2 injured during riot at prison

  • This Friday, June 17, 2016, photo, shows the guard tower at the New Hampshire state prison in Concord, N.H. Despite added security methods, prison officials say they are seeing more drugs being smuggled into the state's prisons. (AP Photo/Jim Cole) Jim Cole

  • The former warden tower office and hanging area at the New Hampshire State Prison in Concord. The tower is where the warden had an office in 1939 when Howard Long was put to death in lower area. GEOFF FORESTER

Monitor staff
Published: 8/25/2020 3:02:32 PM

A group of inmates lit small fires while others attempted to flood a unit of the New Hampshire State Prison for Men in Concord this past weekend.

One inmate and one employee suffered minor injuries in the disturbance, which began Saturday afternoon within the Close Custody Unit, the New Hampshire Department of Corrections said in a statement Monday evening. That unit provides the second-highest degree of supervision and control of inmates, who are subject to extensive lock-down time with few opportunities for movement.

The department said inmates in the unit initially refused to return to their cells Saturday after lunch. While everyone did eventually go back to the unit, a small group of inmates escalated the situation by lighting fires and trying to flood the area.

Members of the corrections department’s Special Emergency Response Team responded and removed certain inmates who continued to defy orders.

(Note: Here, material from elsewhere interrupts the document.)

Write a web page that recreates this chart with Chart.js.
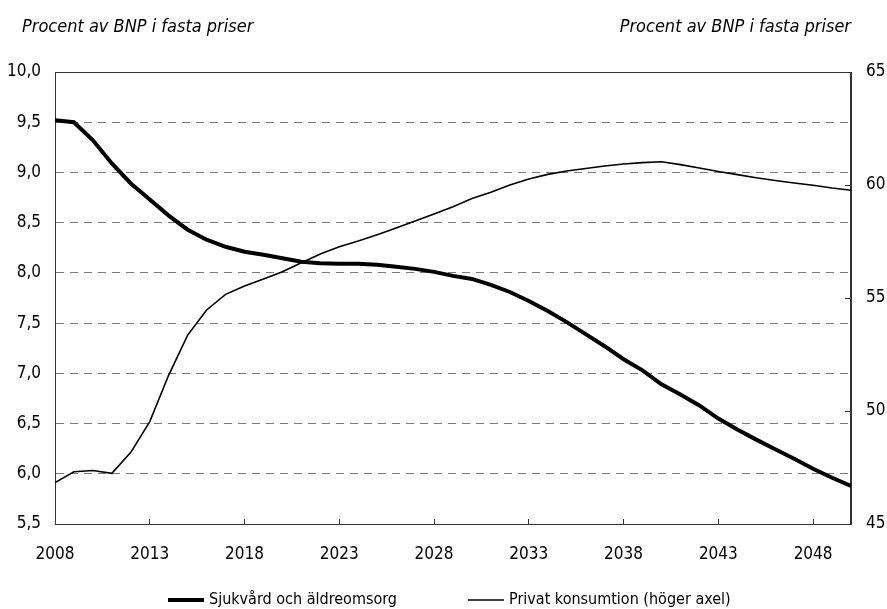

The incident was contained to the one unit at the Concord prison, which remains in a relative state of lockdown, and did not require assistance from outside agencies.

The department said its investigation is ongoing and that the inmates’ motives are unknown at this time.

Saturday’s unrest prompted criticism from the State Employee’s Association, which said that it underscored the problems caused by staffing shortages and employee pay in the state corrections’ system.

The SEA had heard about the disruption Saturday from one of its members and has been following the events, said Rich Gulla, the union president.

Gulla said the situation was also a reflection of a recent pattern of overcrowding at the prison.

“This is obviously something – the overcrowding there – that we’ve been bringing to the state’s attention for quite some time,” Gulla said. “And also the pay discrepancies at corrections and their inability to hire and retain.”